But according to figures tabulated last month by Desjardins, the best that can be said of productivity under Carney is that it remains flat. The Bank of Canada’s January Monetary Policy Report would conclude much the same. Even if Canadian GDP had been able to post growth of 1.7 per cent last year, the average Canadians’ experience of it was “essentially flat.”

Where this trend is made all the more noticeable is that it is continuing to not happen in the U.S. For much of the latter half of the 20th century, Canadian per capita GDP was not only the same as in the U.S., but it grew at the same rate.

Starting in 2013, the Americans continued on their upward productivity trajectory, while Canadians dropped into the doldrums we know today. And the 12 months of the Carney government have been no exception to this trend. In just the last nine months of 2025, the average American saw their share of the GDP rise by about $750, against the $0 seen by the average Canadian.

One of the main drivers of Canadian productivity stagnancy is that industrial investment has dropped off a cliff. A worker with a backhoe is obviously much more productive than a worker with a shovel, and the last decade has been subject to a rapid deindustrialization of the Canadian economy.

One particularly dramatic chart published last year by the National Bank of Canada shows “investment in industrial machinery” plummeting to generational lows in the first quarter of 2025, despite the exact opposite happening in the U.S.

“Canadian businesses today operate with less machinery and equipment than they did 10 years ago,” reads a January analysis published in The Hub. “We are not just failing to modernize. In some sectors, we are de-capitalizing.”

Mexico, not Canada, is now the United States’ most important trade partner

Carney’s signature promise upon taking the helm was that he would be able to restore relations with the United States, and bring a resolution to U.S. President Donald Trump’s tariff war against Canada. “I know the president, I’ve dealt with the president in the past in my previous roles when he was in his first term, and I know how to negotiate,” Carney said during a February debate for the Liberal leadership.

And according to polls, that’s primarily what drove his victory. Among voters who supported Carney, they primarily did so under the belief that he would manage the Americans better than Conservative Leader Pierre Poilievre.

Twelve months later, that trade war continues, and Carney has mostly overseen the slow deterioration of Canada’s U.S. export trade.

Meanwhile, Mexico — a country that often shared billing with Canada in Trump’s various trade threats — is counterintuitively strengthening its U.S. trade ties.
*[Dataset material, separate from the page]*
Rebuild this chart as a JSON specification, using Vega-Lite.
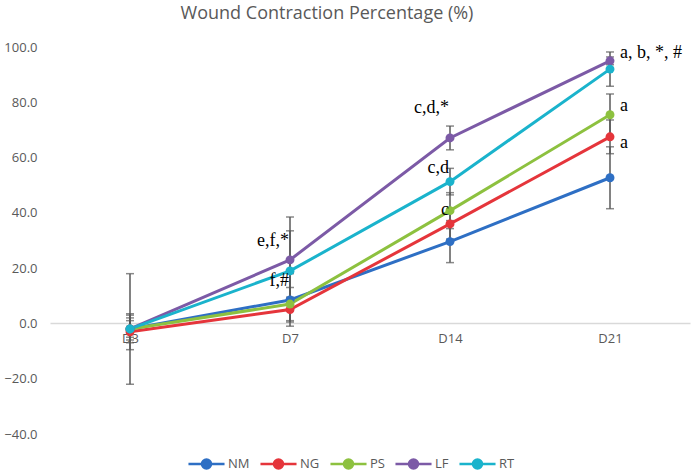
{
  "$schema": "https://vega.github.io/schema/vega-lite/v6.json",
  "autosize": "none",
  "width": 640,
  "height": 387,
  "padding": {"left": 50, "top": 47, "right": 2, "bottom": 42},
  "background": "white",
  "title": {
    "text": "Wound Contraction Percentage (%)",
    "font": "Open Sans",
    "fontSize": 18,
    "fontWeight": "normal",
    "color": "#595959",
    "anchor": "middle",
    "frame": "group",
    "dx": -43,
    "offset": 18
  },
  "config": {
    "view": {"stroke": null},
    "axis": {"labelFont": "Open Sans", "labelColor": "#595959", "labelFontSize": 13}
  },
  "datasets": {
    "points": [
      {"day": "D3", "group": "NM", "value": -2.0, "err": 20.0},
      {"day": "D3", "group": "NG", "value": -3.0, "err": 6.5},
      {"day": "D3", "group": "PS", "value": -2.0, "err": 5.0},
      {"day": "D3", "group": "LF", "value": -2.0, "err": 4.0},
      {"day": "D3", "group": "RT", "value": -2.0, "err": 3.0},
      {"day": "D7", "group": "NM", "value": 8.5, "err": 9.5},
      {"day": "D7", "group": "NG", "value": 5.0, "err": 4.5},
      {"day": "D7", "group": "PS", "value": 7.0, "err": 6.0},
      {"day": "D7", "group": "LF", "value": 23.0, "err": 15.5},
      {"day": "D7", "group": "RT", "value": 19.0, "err": 14.5},
      {"day": "D14", "group": "NM", "value": 29.6, "err": 7.6},
      {"day": "D14", "group": "NG", "value": 36.0, "err": 5.5},
      {"day": "D14", "group": "PS", "value": 40.8, "err": 6.5},
      {"day": "D14", "group": "LF", "value": 67.1, "err": 4.3},
      {"day": "D14", "group": "RT", "value": 51.3, "err": 4.8},
      {"day": "D21", "group": "NM", "value": 52.7, "err": 11.2},
      {"day": "D21", "group": "NG", "value": 67.5, "err": 6.1},
      {"day": "D21", "group": "PS", "value": 75.5, "err": 7.5},
      {"day": "D21", "group": "LF", "value": 95.0, "err": 1.4},
      {"day": "D21", "group": "RT", "value": 92.0, "err": 6.2}
    ],
    "labels": [
      {"day": "D7", "value": 30.0, "text": "e,f,*", "side": "left"},
      {"day": "D7", "value": 15.5, "text": "f,#", "side": "left"},
      {"day": "D14", "value": 78.0, "text": "c,d,*", "side": "left"},
      {"day": "D14", "value": 56.3, "text": "c,d", "side": "left"},
      {"day": "D14", "value": 41.0, "text": "c", "side": "left"},
      {"day": "D21", "value": 97.8, "text": "a, b, *, #", "side": "right"},
      {"day": "D21", "value": 78.7, "text": "a", "side": "right"},
      {"day": "D21", "value": 65.3, "text": "a", "side": "right"}
    ]
  },
  "encoding": {
    "x": {
      "field": "day",
      "type": "ordinal",
      "sort": ["D3", "D7", "D14", "D21"],
      "scale": {"type": "point", "padding": 0.5},
      "axis": {
        "title": null,
        "labelAngle": 0,
        "ticks": false,
        "domainColor": "#d9d9d9",
        "domainWidth": 1.5,
        "offset": -111,
        "labelPadding": 9,
        "zindex": 0
      }
    }
  },
  "layer": [
    {
      "data": {"name": "points"},
      "mark": {"type": "errorbar", "ticks": {"size": 8}, "color": "#595959", "thickness": 1.5},
      "encoding": {
        "y": {"field": "value", "type": "quantitative"},
        "yError": {"field": "err"}
      }
    },
    {
      "data": {"name": "points"},
      "mark": {"type": "line", "strokeWidth": 3, "point": {"filled": true, "size": 80, "opacity": 1}},
      "encoding": {
        "y": {
          "field": "value",
          "type": "quantitative",
          "scale": {"domain": [-40, 100], "nice": false},
          "axis": {
            "title": null,
            "format": ".1f",
            "values": [-40, -20, 0, 20, 40, 60, 80, 100],
            "grid": false,
            "domain": false,
            "ticks": false,
            "labelPadding": 13
          }
        },
        "color": {
          "field": "group",
          "type": "nominal",
          "sort": ["NM", "NG", "PS", "LF", "RT"],
          "scale": {
            "domain": ["NM", "NG", "PS", "LF", "RT"],
            "range": ["#2e6fc4", "#e5353b", "#8dc13f", "#7c5aa6", "#1ab3cc"]
          },
          "legend": {
            "title": null,
            "orient": "none",
            "legendX": 137,
            "legendY": 397,
            "direction": "horizontal",
            "labelFont": "Open Sans",
            "labelFontSize": 13,
            "labelColor": "#595959",
            "symbolType": "M-1,0H1M-0.25,0A0.25,0.25,0,1,1,0.25,0A0.25,0.25,0,1,1,-0.25,0Z",
            "symbolSize": 1300,
            "symbolStrokeWidth": 2.5,
            "columnPadding": 5,
            "labelOffset": 2
          }
        }
      }
    },
    {
      "data": {"name": "labels"},
      "transform": [{"filter": "datum.side == 'left'"}],
      "mark": {"type": "text", "align": "right", "baseline": "middle", "dx": -1, "font": "Liberation Serif", "fontSize": 18, "color": "#000000"},
      "encoding": {
        "y": {"field": "value", "type": "quantitative"},
        "text": {"field": "text"}
      }
    },
    {
      "data": {"name": "labels"},
      "transform": [{"filter": "datum.side == 'right'"}],
      "mark": {"type": "text", "align": "left", "baseline": "middle", "dx": 10, "font": "Liberation Serif", "fontSize": 18, "color": "#000000"},
      "encoding": {
        "y": {"field": "value", "type": "quantitative"},
        "text": {"field": "text"}
      }
    }
  ]
}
So much so, that Canada can no longer claim the title as the United States’ largest trade partner.

Mexico is now the largest exporter to the U.S., and the largest importer of U.S. goods. The latter title breaking a Canadian record that stretches back as far as the Second World War.

And according to a writeup by the Wall Street Journal’s Paul Vieira, this might be very specifically a consequence of Carney government trade policy.

“Trump administration officials credit Mexico for taking a pragmatic approach on trade talks, while describing negotiations with Canada as challenging,” he wrote.